• **YOUR INSTRUCTIONS**
Starting with the first line of the data below, copy each line up to and including the one containing "import plotly.graph_objects as go". Pictures stay out.
====== SUPPLIED RECORDS
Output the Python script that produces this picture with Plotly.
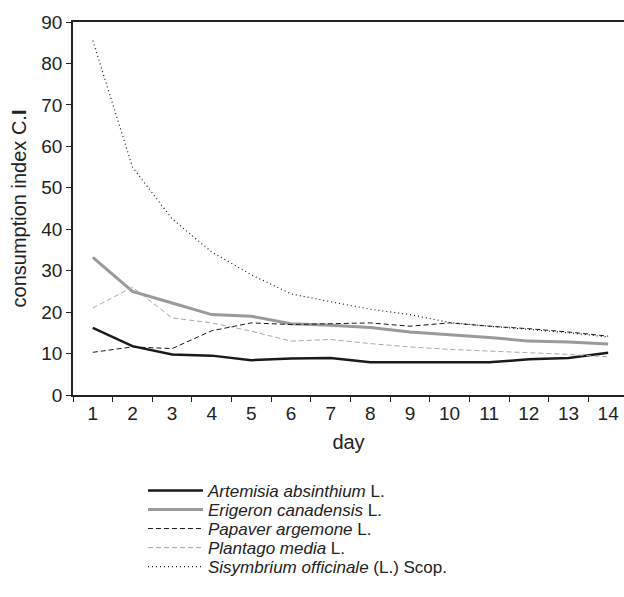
import plotly.graph_objects as go

days = list(range(1, 15))
artemisia = [16.2, 11.8, 9.8, 9.5, 8.4, 8.8, 8.9, 7.9, 7.9, 7.9, 7.9, 8.6, 8.9, 10.2]
erigeron = [33.2, 25.0, 22.2, 19.4, 19.0, 17.2, 16.8, 16.3, 15.2, 14.6, 13.9, 13.0, 12.8, 12.3]
papaver = [10.3, 11.6, 11.2, 15.5, 17.4, 17.0, 17.2, 17.4, 16.6, 17.4, 16.6, 16.0, 15.2, 14.2]
plantago = [21.0, 26.0, 18.6, 17.4, 15.4, 13.0, 13.4, 12.4, 11.6, 11.0, 10.6, 10.2, 9.8, 9.2]
sisymbrium = [85.5, 55.0, 42.5, 34.5, 29.0, 24.4, 22.5, 20.7, 19.4, 17.5, 16.6, 15.8, 15.0, 14.0]

names = ["<i>Artemisia absinthium</i> L.",
         "<i>Erigeron canadensis</i> L.",
         "<i>Papaver argemone</i> L.",
         "<i>Plantago media</i> L.",
         "<i>Sisymbrium officinale</i> (L.) Scop."]

series = [artemisia, erigeron, papaver, plantago, sisymbrium]
styles = [dict(color="#1a1a1a", width=2.5, dash="solid"),
          dict(color="#9a9a9a", width=3, dash="solid"),
          dict(color="#1a1a1a", width=1, dash="5px,3px"),
          dict(color="#a8a8a8", width=1, dash="5px,3px"),
          dict(color="#1a1a1a", width=1.2, dash="1px,3px")]

font = "Arial, Liberation Sans, sans-serif"
plot_top, plot_bottom = 22, 395
row_px = [491, 510, 529, 548, 567]

fig = go.Figure()
legend_layout = {}
for i, (nm, ys, st) in enumerate(zip(names, series, styles)):
    key = "legend" if i == 0 else f"legend{i + 1}"
    fig.add_trace(go.Scatter(x=days, y=ys, mode="lines", name=nm, line=st,
                             legend=key))
    legend_layout[key] = dict(
        x=0.127, y=(plot_bottom - row_px[i]) / (plot_bottom - plot_top),
        xanchor="left", yanchor="middle", itemwidth=55,
        font=dict(family=font, size=17, color="#222"),
        bgcolor="rgba(0,0,0,0)", borderwidth=0)

fig.update_layout(
    width=624, height=597,
    margin=dict(l=73, r=0, t=22, b=202, autoexpand=False),
    paper_bgcolor="white", plot_bgcolor="white",
    font=dict(family=font, size=19, color="#222"),
    showlegend=True,
    xaxis=dict(range=[0.5, 14.4], tickvals=days, ticks="", showgrid=False,
               showline=True, linecolor="#222", linewidth=1.5, mirror=True,
               zeroline=False, automargin=False,
               minor=dict(tick0=0.5, dtick=1, ticks="outside", ticklen=5,
                          tickcolor="#222", showgrid=False),
               title=dict(text="day", font=dict(size=20), standoff=12),
               tickfont=dict(size=19)),
    yaxis=dict(range=[0, 90], tickvals=list(range(0, 91, 10)), ticks="outside",
               ticklen=5, tickcolor="#222", showgrid=False, showline=True,
               linecolor="#222", linewidth=1.5, zeroline=False, automargin=False,
               title=dict(text="consumption index C.<b>I</b>", font=dict(size=20), standoff=9),
               tickfont=dict(size=19)),
    **legend_layout,
)

fig.write_html("out.html", config={"displayModeBar": False},
               post_script="document.body.style.margin='0';document.body.style.overflow='hidden';")
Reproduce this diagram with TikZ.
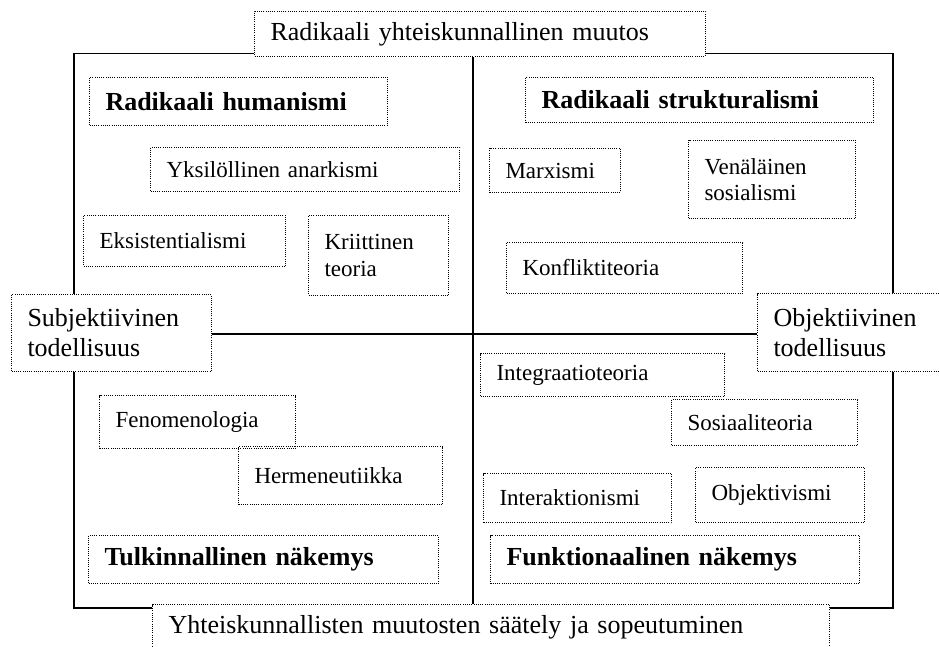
\documentclass[tikz,border=0pt]{standalone}
\usepackage{fontspec}
\setmainfont{Liberation Serif}
\usepackage{tikz}

\begin{document}
\begin{tikzpicture}[x=1pt,y=-1pt,
laatikko/.style={draw,line width=1pt,dash pattern=on 1pt off 1.2pt,anchor=north west,
  inner xsep=16pt,inner ysep=0pt,align=left,font=\fontsize{23}{26.5}\selectfont},
otsikko/.style={laatikko,font=\fontsize{26}{30}\selectfont\bfseries},
akseli/.style={laatikko,font=\fontsize{26}{30}\selectfont},
kehys/.style={line width=1.6pt}]
\useasboundingbox (0,0) rectangle (939,647);
\node[akseli,text width=419pt,minimum height=45pt] (ylaosa) at (254,11) {Radikaali yhteiskunnallinen muutos};
\node[akseli,text width=645pt,minimum height=46pt] (alaosa) at (152,604) {Yhteiskunnallisten muutosten säätely ja sopeutuminen};
\node[akseli,text width=168pt,minimum height=77pt] (subj) at (11,294) {Subjektiivinen\\todellisuus};
\node[akseli,text width=178pt,minimum height=78pt] (obj) at (757,293) {Objektiivinen\\todellisuus};
\node[otsikko,text width=266pt,minimum height=48pt] (rhum) at (89,77) {Radikaali humanismi};
\node[laatikko,text width=277pt,minimum height=44pt] (anark) at (150,147) {Yksilöllinen anarkismi};
\node[laatikko,text width=170pt,minimum height=51pt] (eksist) at (83,215) {Eksistentialismi};
\node[laatikko,text width=108pt,minimum height=80pt] (kriit) at (308,215) {Kriittinen\\teoria};
\node[otsikko,text width=316pt,minimum height=45pt] (rstrukt) at (525,77) {Radikaali strukturalismi};
\node[laatikko,text width=99pt,minimum height=44pt] (marx) at (489,148) {Marxismi};
\node[laatikko,text width=135pt,minimum height=78pt] (venal) at (688,140) {Venäläinen\\sosialismi};
\node[laatikko,text width=204pt,minimum height=51pt] (konfl) at (506,242) {Konfliktiteoria};
\node[laatikko,text width=164pt,minimum height=53pt] (fenom) at (99,395) {Fenomenologia};
\node[laatikko,text width=172pt,minimum height=58pt] (herm) at (238,446) {Hermeneutiikka};
\node[otsikko,text width=318pt,minimum height=48pt] (tulk) at (88,535) {Tulkinnallinen näkemys};
\node[laatikko,text width=212pt,minimum height=43pt] (integr) at (480,353) {Integraatioteoria};
\node[laatikko,text width=154pt,minimum height=46pt] (sosiaali) at (671,399) {Sosiaaliteoria};
\node[laatikko,text width=156pt,minimum height=49pt] (interakt) at (483,473) {Interaktionismi};
\node[laatikko,text width=137pt,minimum height=55pt] (objektiv) at (695,467) {Objektivismi};
\node[otsikko,text width=337pt,minimum height=48pt] (funkt) at (490,535) {Funktionaalinen näkemys};
\coordinate (nw) at (74,53.5);
\coordinate (ne) at (893,53.5);
\coordinate (se) at (893,608);
\coordinate (sw) at (74,608);
\coordinate (keski) at (473,334);
\draw[kehys] (ylaosa.west |- nw) -- (nw) -- (nw |- subj.north);
\draw[kehys] (nw |- subj.south) -- (sw) -- (alaosa.west |- sw);
\draw[kehys] (ylaosa.east |- ne) -- (ne) -- (ne |- obj.north);
\draw[kehys] (ne |- obj.south) -- (se) -- (alaosa.east |- se);
\draw[kehys] (keski |- ylaosa.south) -- (keski |- alaosa.north);
\draw[kehys] (subj.east |- keski) -- (obj.west |- keski);
\end{tikzpicture}
\end{document}
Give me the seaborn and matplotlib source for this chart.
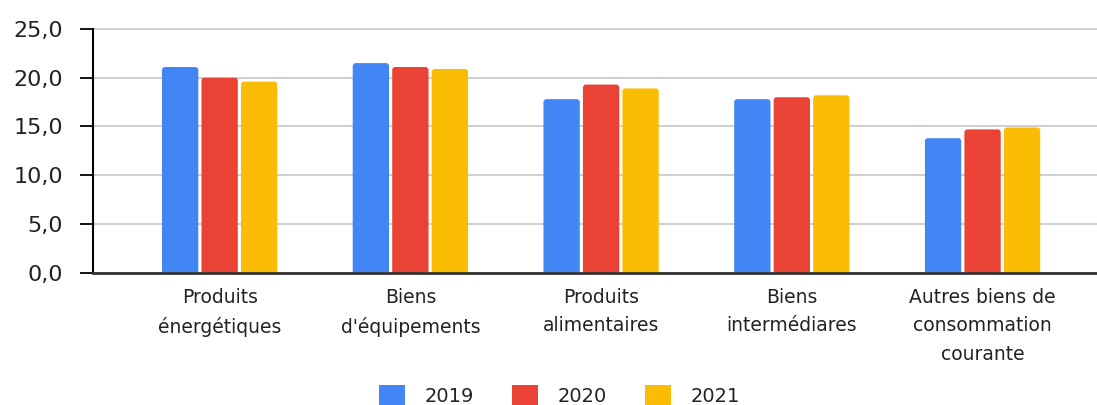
import matplotlib
matplotlib.use("Agg")
import matplotlib.pyplot as plt
import seaborn as sns
import pandas as pd
from matplotlib.patches import FancyBboxPatch, Patch
from matplotlib.ticker import FixedLocator, FuncFormatter

categories = [
    "Produits\nénergétiques",
    "Biens\nd'équipements",
    "Produits\nalimentaires",
    "Biens\nintermédiares",
    "Autres biens de\nconsommation\ncourante",
]
years = ["2019", "2020", "2021"]
v2019 = [21.1, 21.5, 17.8, 17.8, 13.8]
v2020 = [20.0, 21.1, 19.3, 18.0, 14.7]
v2021 = [19.6, 20.9, 18.9, 18.2, 14.9]
colors = ["#4285F4", "#EA4335", "#FBBC04"]

rows = []
for year, vals in zip(years, [v2019, v2020, v2021]):
    for cat, v in zip(categories, vals):
        rows.append({"categorie": cat, "annee": year, "valeur": v})
df = pd.DataFrame(rows)

sns.set_theme(style="white")
plt.rcParams["font.family"] = ["DejaVu Sans"]

fig = plt.figure(figsize=(10.97, 4.05), dpi=100)
ax = fig.add_axes([92.6 / 1097, 132.3 / 405, 1 - 92.6 / 1097, 243.7 / 405])

sns.barplot(
    data=df, x="categorie", y="valeur", hue="annee",
    order=categories, hue_order=years, palette=colors,
    width=0.621, gap=0.08, linewidth=0, saturation=1, ax=ax, legend=False,
)

ax.set_ylim(0, 25)
ax.set_xlim(-0.666, 4.60)

# Slightly rounded bar tops: swap each rectangle for a rounded box whose
# lower corners sit below the axis and are clipped away.
fig.canvas.draw()
px_x = ax.transData.transform((1, 0))[0] - ax.transData.transform((0, 0))[0]
px_y = ax.transData.transform((0, 1))[1] - ax.transData.transform((0, 0))[1]
radius_px = 3.0
rx = radius_px / px_x
ry = radius_px / px_y
for container in ax.containers:
    for bar in container:
        x, y = bar.get_xy()
        w, h = bar.get_width(), bar.get_height()
        rounded = FancyBboxPatch(
            (x, y - ry), w, h + ry,
            boxstyle=f"round,pad=0,rounding_size={rx}",
            mutation_aspect=ry / rx,
            facecolor=bar.get_facecolor(), edgecolor="none", linewidth=0,
            zorder=bar.get_zorder(),
        )
        ax.add_patch(rounded)
        bar.set_visible(False)

ax.yaxis.set_major_locator(FixedLocator([0, 5, 10, 15, 20, 25]))
ax.yaxis.set_major_formatter(FuncFormatter(lambda v, p: f"{v:.1f}".replace(".", ",")))
ax.grid(axis="y", color="#cccccc", linewidth=1.3)
ax.grid(axis="x", visible=False)
for gl in ax.get_ygridlines():
    gl.set_clip_on(False)
ax.set_axisbelow(True)
ax.set_xlabel("")
ax.set_ylabel("")

for side in ["top", "right"]:
    ax.spines[side].set_visible(False)
ax.spines["left"].set_color("#000000")
ax.spines["left"].set_linewidth(1.5)
ax.spines["bottom"].set_color("#333333")
ax.spines["bottom"].set_linewidth(2)
ax.spines["bottom"].set_zorder(5)

ax.tick_params(axis="y", left=True, length=9.4, width=1.3, color="#000000",
               pad=12, labelsize=16, labelcolor="#222222")
ax.tick_params(axis="x", length=0, pad=11, labelsize=13.5, labelcolor="#222222")
for lbl in ax.get_xticklabels():
    lbl.set_linespacing(1.62)
    lbl.set_horizontalalignment("center")

handles = [Patch(facecolor=c, edgecolor="none") for c in colors]
fig.legend(
    handles, years, loc="center", bbox_to_anchor=(559.5 / 1097, 1 - 396 / 405),
    ncol=3, frameon=False, fontsize=14, handlelength=1.34, handleheight=1.34,
    handletextpad=1.0, columnspacing=1.95, labelcolor="#222222", borderaxespad=0,
    borderpad=0,
)

fig.savefig("out.png", dpi=100)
============
• **EXERCISE OUTPUT**
Output the Python script that produces this picture with Plotly.
import plotly.graph_objects as go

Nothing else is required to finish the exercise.